Extreme Gradient Boosting for Survival Analysis?

#1
A bit of a theoretical question here. A colleague of mine created an XGBoost model to estimate the probability of a sale closing on a software deal. The deal is scored every day and updated when changes in the deal terms exist, etc. However the estimates are extremely unstable day to day. They have about a 5% standard deviation. Is this approach valid or should a semi-parametric model such as Cox proportional hazards be used because this is continuous in nature. Is there a way to utilize xgboost to estimate how likely a deal is to close within a month or quarter and score it daily?
 

hlsmith

Less is more. Stay pure. Stay poor.
#2
I know people use some of these machine learning algorithms in survival analysis or use stacked ensembles.
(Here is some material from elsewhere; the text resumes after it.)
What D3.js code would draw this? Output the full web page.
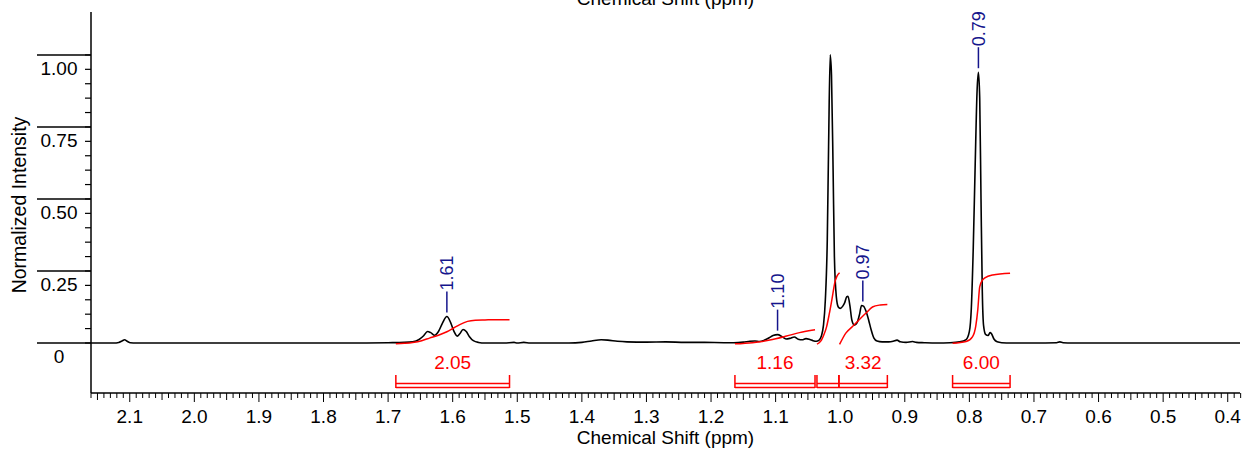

I haven't tried them for this. Mainly, since I was unsure if they were able to generate the quintessential survival plots, which are important to me. These algorithm do phenomenal jobs with prediction, but are normally blackboxes. I may still lean toward Cox regression due to its interpretability. I did not follow your last question. Are you asking if it can handle discrete time?
 
#3
I'm wondering if it can handle discrete time, but also is it appropriate for panel data of this nature. It seems that if you threw in results for outcomes that are measured at the end of a quarter, but score observations daily that it wouldn't account for the dependencies in how a sales opportunity evolves from observation to observation throughout time and it doesn't seem appropriate to score it daily when we trained on quarterly outcomes.